Re: [PATCH v7 01/14] mm: Add F_SEAL_AUTO_ALLOCATE seal to memfd

From: Chao Peng
Date: Mon Jul 25 2022 - 09:59:22 EST


On Thu, Jul 21, 2022 at 12:27:03PM +0200, Gupta, Pankaj wrote:
>
> > > Normally, a write to unallocated space of a file or the hole of a sparse
> > > file automatically causes space allocation, for memfd, this equals to
> > > memory allocation. This new seal prevents such automatically allocating,
> > > either this is from a direct write() or a write on the previously
> > > mmap-ed area. The seal does not prevent fallocate() so an explicit
> > > fallocate() can still cause allocating and can be used to reserve
> > > memory.
> > >
> > > This is used to prevent unintentional allocation from userspace on a
> > > stray or careless write and any intentional allocation should use an
> > > explicit fallocate().

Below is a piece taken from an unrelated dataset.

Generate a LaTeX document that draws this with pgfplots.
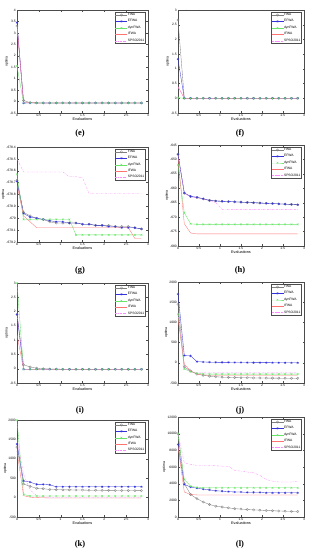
\documentclass[border=0pt]{standalone}
\usepackage{pgfplots}
\pgfplotsset{compat=1.18}
\usepackage{pgfplotstable}
\usepackage{fontspec}
\setmainfont{Liberation Sans}
\newfontfamily\serifb{Liberation Serif}
\definecolor{cfwa}{rgb}{0.5,0.5,0.5}
\definecolor{cefwa}{rgb}{0.2,0.2,0.85}
\definecolor{cdyn}{rgb}{0.4,0.9,0.4}
\definecolor{cifwa}{rgb}{1,0.45,0.45}
\definecolor{cspso}{rgb}{1,0.55,1}

\pgfplotstableread{
x fwa efwa dyn ifwa spso
0 3.3 3.45 1.55 3.35 3.3
0.15 0.05 -0.07 -0.05 -0.05 -0.05
0.3 -0.05 -0.06 -0.05 -0.05 -0.05
0.45 -0.06 -0.06 -0.06 -0.06 -0.06
0.6 -0.06 -0.06 -0.06 -0.06 -0.06
0.75 -0.06 -0.06 -0.06 -0.06 -0.06
0.9 -0.06 -0.06 -0.06 -0.06 -0.06
1.05 -0.06 -0.06 -0.06 -0.06 -0.06
1.2 -0.06 -0.06 -0.06 -0.06 -0.06
1.35 -0.06 -0.06 -0.06 -0.06 -0.06
1.5 -0.06 -0.06 -0.06 -0.06 -0.06
1.65 -0.06 -0.06 -0.06 -0.06 -0.06
1.8 -0.06 -0.06 -0.06 -0.06 -0.06
1.95 -0.06 -0.06 -0.06 -0.06 -0.06
2.1 -0.06 -0.06 -0.06 -0.06 -0.06
2.25 -0.06 -0.06 -0.06 -0.06 -0.06
2.4 -0.06 -0.06 -0.06 -0.06 -0.06
2.55 -0.06 -0.06 -0.06 -0.06 -0.06
2.7 -0.06 -0.06 -0.06 -0.06 -0.06
2.85 -0.06 -0.06 -0.06 -0.06 -0.06
}\te

\pgfplotstableread{
x fwa efwa dyn ifwa spso
0 2.66 1.33 0.02 0.4 0.38
0.15 0 0 0 0 0
0.3 0 0 0 0 0
0.45 0 0 0 0 0
0.6 0 0 0 0 0
0.75 0 0 0 0 0
0.9 0 0 0 0 0
1.05 0 0 0 0 0
1.2 0 0 0 0 0
1.35 0 0 0 0 0
1.5 0 0 0 0 0
1.65 0 0 0 0 0
1.8 0 0 0 0 0
1.95 0 0 0 0 0
2.1 0 0 0 0 0
2.25 0 0 0 0 0
2.4 0 0 0 0 0
2.55 0 0 0 0 0
2.7 0 0 0 0 0
2.85 0 0 0 0 0
}\tf

\pgfplotstableread{
x fwa efwa dyn ifwa spso
0 -678.68 -678.69 -678.63 -678.72 -678.50
0.15 -678.95 -678.96 -679.01 -678.98 -678.61
0.3 -678.98 -678.99 -679.01 -679.03 -678.61
0.45 -679.00 -679.00 -679.01 -679.08 -678.61
0.6 -679.01 -679.01 -679.01 -679.08 -678.61
0.75 -679.03 -679.02 -679.01 -679.08 -678.61
0.9 -679.04 -679.03 -679.01 -679.08 -678.61
1.05 -679.04 -679.03 -679.01 -679.08 -678.61
1.2 -679.04 -679.04 -679.01 -679.08 -678.65
1.35 -679.04 -679.04 -679.14 -679.08 -678.65
1.5 -679.05 -679.05 -679.14 -679.08 -678.66
1.65 -679.05 -679.05 -679.14 -679.08 -678.79
1.8 -679.06 -679.06 -679.14 -679.08 -678.79
1.95 -679.06 -679.06 -679.14 -679.08 -678.79
2.1 -679.06 -679.07 -679.14 -679.08 -678.79
2.25 -679.07 -679.07 -679.14 -679.08 -678.79
2.4 -679.07 -679.08 -679.14 -679.08 -678.79
2.55 -679.07 -679.08 -679.14 -679.08 -678.79
2.7 -679.08 -679.08 -679.14 -679.17 -678.79
2.85 -679.09 -679.09 -679.14 -679.17 -678.79
}\tg

\pgfplotstableread{
x fwa efwa dyn ifwa spso
0 -648.3 -648.2 -652 -649.6 -648.5
0.15 -661.7 -661.6 -668.5 -672.3 -661.8
0.3 -662.9 -662.8 -672.3 -675.5 -662.9
0.45 -663.2 -663.1 -672.5 -675.8 -663.3
0.6 -663.7 -663.6 -672.5 -675.8 -663.8
0.75 -664.2 -664.2 -672.5 -675.8 -664.3
0.9 -664.4 -664.4 -672.5 -675.8 -665.0
1.05 -664.5 -664.5 -672.5 -675.8 -667.3
1.2 -664.6 -664.6 -672.5 -675.8 -667.4
1.35 -664.7 -664.7 -672.5 -675.8 -667.4
1.5 -664.8 -664.8 -672.5 -675.8 -667.4
1.65 -664.9 -664.9 -672.5 -675.8 -667.4
1.8 -665.0 -665.0 -672.5 -675.8 -667.4
1.95 -665.1 -665.1 -672.5 -675.8 -667.4
2.1 -665.2 -665.2 -672.5 -675.8 -667.4
2.25 -665.3 -665.3 -672.5 -675.8 -667.4
2.4 -665.4 -665.4 -672.5 -675.8 -667.4
2.55 -665.5 -665.5 -672.5 -675.8 -667.4
2.7 -665.6 -665.6 -672.5 -675.8 -667.4
2.85 -665.7 -665.7 -672.5 -675.8 -667.4
}\th

\pgfplotstableread{
x fwa efwa dyn ifwa spso
0 1.9 1.9 3.0 1.2 1.95
0.15 0.14 -0.02 -0.02 -0.02 -0.02
0.3 0.06 -0.02 -0.02 -0.02 -0.02
0.45 0.02 -0.02 -0.02 -0.02 -0.02
0.6 0.0 -0.02 -0.02 -0.02 -0.02
0.75 -0.01 -0.02 -0.02 -0.02 -0.02
0.9 -0.01 -0.02 -0.02 -0.02 -0.02
1.05 -0.02 -0.02 -0.02 -0.02 -0.02
1.2 -0.02 -0.02 -0.02 -0.02 -0.02
1.35 -0.02 -0.02 -0.02 -0.02 -0.02
1.5 -0.02 -0.02 -0.02 -0.02 -0.02
1.65 -0.02 -0.02 -0.02 -0.02 -0.02
1.8 -0.02 -0.02 -0.02 -0.02 -0.02
1.95 -0.02 -0.02 -0.02 -0.02 -0.02
2.1 -0.02 -0.02 -0.02 -0.02 -0.02
2.25 -0.02 -0.02 -0.02 -0.02 -0.02
2.4 -0.02 -0.02 -0.02 -0.02 -0.02
2.55 -0.02 -0.02 -0.02 -0.02 -0.02
2.7 -0.02 -0.02 -0.02 -0.02 -0.02
2.85 -0.02 -0.02 -0.02 -0.02 -0.02
}\ti

\pgfplotstableread{
x fwa efwa dyn ifwa spso
0 1450 1700 1200 1100 1250
0.15 -100 180 -150 -30 -100
0.3 -200 170 -220 -200 -230
0.45 -280 30 -260 -280 -250
0.6 -310 20 -275 -300 -250
0.75 -330 15 -280 -310 -250
0.9 -345 12 -280 -310 -250
1.05 -355 10 -280 -310 -250
1.2 -360 10 -280 -310 -250
1.35 -365 8 -280 -310 -250
1.5 -370 8 -280 -310 -250
1.65 -370 6 -280 -310 -250
1.8 -375 5 -280 -310 -250
1.95 -375 5 -280 -310 -250
2.1 -378 4 -280 -310 -250
2.25 -380 3 -280 -310 -250
2.4 -380 2 -280 -310 -250
2.55 -382 1 -280 -310 -250
2.7 -383 0 -280 -310 -250
2.85 -385 0 -280 -310 -250
}\tj

\pgfplotstableread{
x fwa efwa dyn ifwa spso
0 1300 1380 2000 1200 1500
0.15 350 430 80 50 600
0.3 290 400 40 10 200
0.45 240 340 40 0 50
0.6 230 340 40 -5 20
0.75 210 330 40 -10 10
0.9 205 280 40 -10 10
1.05 200 280 40 -10 10
1.2 200 280 40 -10 10
1.35 195 280 40 -10 10
1.5 195 280 40 -10 10
1.65 190 280 40 -10 10
1.8 190 280 40 -10 10
1.95 188 280 40 -10 10
2.1 186 280 40 -10 10
2.25 185 280 40 -10 10
2.4 184 280 40 -10 10
2.55 182 280 40 -10 10
2.7 181 280 40 -10 10
2.85 180 280 40 -10 10
}\tk

\pgfplotstableread{
x fwa efwa dyn ifwa spso
0 10000 8700 10000 8500 10000
0.15 4000 3900 4500 3000 6500
0.3 2700 3600 3700 2700 6300
0.45 2200 3450 3550 2650 6200
0.6 1800 3350 3500 2650 6200
0.75 1500 3250 3500 2650 6200
0.9 1300 3150 3500 2650 6150
1.05 1200 3100 3500 2650 6100
1.2 1100 3050 3500 2650 6100
1.35 1000 3000 3500 2650 5600
1.5 950 3000 3500 2650 5500
1.65 900 2950 3500 2650 5400
1.8 850 2950 3500 2650 5300
1.95 820 2950 3500 2650 5000
2.1 780 2900 3500 2650 4500
2.25 750 2900 3500 2650 4300
2.4 720 2900 3500 2650 4200
2.55 700 2900 3500 2650 4200
2.7 680 2900 3500 2650 4200
2.85 650 2900 3500 2650 4300
}\tl

\pgfplotsset{
 panel/.style={
  scale only axis, anchor=south west,
  xmin=0, xmax=3, xtick={0,0.5,1,1.5,2,2.5,3},
  tick align=inside, tick pos=both, major tick length=1.5pt,
  scaled ticks=false,
  /pgf/number format/1000 sep={},
  /pgf/number format/assume math mode=true,
  ticklabel style={font=\fontsize{3.3}{3.5}\selectfont, inner sep=1pt},
  xlabel={Evaluations}, ylabel={optima},
  xlabel style={font=\fontsize{3.8}{4}\selectfont, inner sep=0.5pt},
  ylabel style={font=\fontsize{3.5}{4}\selectfont, inner sep=0.5pt},
  axis line style={line width=0.3pt, black!70},
  every tick/.style={line width=0.25pt, black!70},
  every axis plot/.append style={line width=0.33pt},
  legend style={at={(0.98,0.98)}, anchor=north east, font=\fontsize{3.3}{3.6}\selectfont,
    draw=black!70, line width=0.25pt, inner sep=0.6pt, row sep=1.8pt,
    nodes={inner sep=0.4pt}},
  legend cell align=left,
  legend image code/.code={\draw[mark repeat=2,mark phase=2,##1] plot coordinates {(0pt,0pt) (6pt,0pt) (12pt,0pt)};},
  legend entries={FWA,EFWA,dynFWA,IFWA,SPSO2011},
 },
 sfwa/.style={color=cfwa, mark=o, mark size=1.2pt, mark options={solid, line width=0.3pt}},
 sefwa/.style={color=cefwa, mark=asterisk, mark size=1.2pt, mark options={solid, line width=0.3pt}},
 sdyn/.style={color=cdyn, mark=x, mark size=1.2pt, mark options={solid, line width=0.35pt}},
 sifwa/.style={color=cifwa, no marks},
 sspso/.style={color=cspso, dash pattern=on 2pt off 1pt on 0.5pt off 1pt, no marks},
}
\newcommand{\fiveplots}[1]{%
 \addplot[sfwa] table[x=x,y=fwa]{#1};
 \addplot[sefwa] table[x=x,y=efwa]{#1};
 \addplot[sdyn] table[x=x,y=dyn]{#1};
 \addplot[sifwa] table[x=x,y=ifwa]{#1};
 \addplot[sspso] table[x=x,y=spso]{#1};
 \node[anchor=north east, font=\fontsize{3.3}{3.5}\selectfont, inner sep=0pt] at ([yshift=-7pt]rel axis cs:1,0) {x $10^{5}$};
}
\newcommand{\yexp}[1]{\node[anchor=south west, font=\fontsize{3.3}{3.5}\selectfont, inner sep=0.5pt] at (rel axis cs:0,1) {x $10^{#1}$};}

\begin{document}
\begin{tikzpicture}
\path[use as bounding box] (0,0) rectangle (313pt,550pt);
% (e)
\begin{axis}[panel, at={(17pt,437pt)}, width=131pt, height=103pt, ymin=-0.5, ymax=4, ytick={-0.5,0,0.5,1,1.5,2,2.5,3,3.5,4}]
\fiveplots{\te}
\yexp{4}
\end{axis}
% (f)
\begin{axis}[panel, at={(178pt,437pt)}, width=126pt, height=103pt, ymin=-0.5, ymax=3, ytick={-0.5,0,0.5,1,1.5,2,2.5,3}]
\fiveplots{\tf}
\yexp{4}
\end{axis}
% (g)
\begin{axis}[panel, at={(17pt,308pt)}, width=131pt, height=95pt, ymin=-679.2, ymax=-678.4, ytick={-679.2,-679.1,-679,-678.9,-678.8,-678.7,-678.6,-678.5,-678.4}, yticklabel style={/pgf/number format/fixed}]
\fiveplots{\tg}
\end{axis}
% (h)
\begin{axis}[panel, at={(178pt,304pt)}, width=126pt, height=101pt, ymin=-680, ymax=-645, ytick={-680,-675,-670,-665,-660,-655,-650,-645}]
\fiveplots{\th}
\end{axis}
% (i)
\begin{axis}[panel, at={(17pt,167pt)}, width=131pt, height=100pt, ymin=-0.5, ymax=3, ytick={-0.5,0,0.5,1,1.5,2,2.5,3}]
\fiveplots{\ti}
\yexp{4}
\end{axis}
% (j)
\begin{axis}[panel, at={(178pt,167pt)}, width=126pt, height=101pt, ymin=-500, ymax=2000, ytick={-500,0,500,1000,1500,2000}]
\fiveplots{\tj}
\end{axis}
% (k)
\begin{axis}[panel, at={(17pt,33pt)}, width=131pt, height=97pt, ymin=-500, ymax=2000, ytick={-500,0,500,1000,1500,2000}]
\fiveplots{\tk}
\end{axis}
% (l)
\begin{axis}[panel, at={(178pt,33pt)}, width=126pt, height=100pt, ymin=0, ymax=12000, ytick={0,2000,4000,6000,8000,10000,12000}]
\fiveplots{\tl}
\end{axis}
\begin{scope}[every node/.style={font=\serifb\bfseries\fontsize{8.5}{9}\selectfont}]
\node at (80pt,417pt) {(e)};
\node at (240pt,417pt) {(f)};
\node at (80pt,280pt) {(g)};
\node at (240pt,280pt) {(h)};
\node at (80pt,140pt) {(i)};
\node at (240pt,140pt) {(j)};
\node at (80pt,6pt) {(k)};
\node at (240pt,6pt) {(l)};
\end{scope}
\end{tikzpicture}
\end{document}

One of the main usecases is to avoid memory double
> > > allocation for confidential computing usage where we use two memfds to
> > > back guest memory and at a single point only one memfd is alive and we
> > > want to prevent memory allocation for the other memfd which may have
> > > been mmap-ed previously. More discussion can be found at:
> > >
> > > https://lkml.org/lkml/2022/6/14/1255
> > >
> > > Suggested-by: Sean Christopherson <seanjc@xxxxxxxxxx>
> > > Signed-off-by: Chao Peng <chao.p.peng@xxxxxxxxxxxxxxx>
> > > ---
> > > include/uapi/linux/fcntl.h | 1 +
> > > mm/memfd.c | 3 ++-
> > > mm/shmem.c | 16 ++++++++++++++--
> > > 3 files changed, 17 insertions(+), 3 deletions(-)
> > >
> > > diff --git a/include/uapi/linux/fcntl.h b/include/uapi/linux/fcntl.h
> > > index 2f86b2ad6d7e..98bdabc8e309 100644
> > > --- a/include/uapi/linux/fcntl.h
> > > +++ b/include/uapi/linux/fcntl.h
> > > @@ -43,6 +43,7 @@
> > > #define F_SEAL_GROW 0x0004 /* prevent file from growing */
> > > #define F_SEAL_WRITE 0x0008 /* prevent writes */
> > > #define F_SEAL_FUTURE_WRITE 0x0010 /* prevent future writes while mapped */
> > > +#define F_SEAL_AUTO_ALLOCATE 0x0020 /* prevent allocation for writes */
> >
> > Why only "on writes" and not "on reads". IIRC, shmem doesn't support the
> > shared zeropage, so you'll simply allocate a new page via read() or on
> > read faults.
> >
> >
> > Also, I *think* you can place pages via userfaultfd into shmem. Not sure
> > if that would count "auto alloc", but it would certainly bypass fallocate().
>
> I was also thinking this at the same time, but for different reason:
>
> "Want to populate private preboot memory with firmware payload", so was
> thinking userfaulftd could be an option as direct writes are restricted?

If that can be a side effect, I definitely glad to see it, though I'm
still not clear how userfaultfd can be particularly helpful for that.

Chao
>
> Thanks,
> Pankaj
>
>
>
>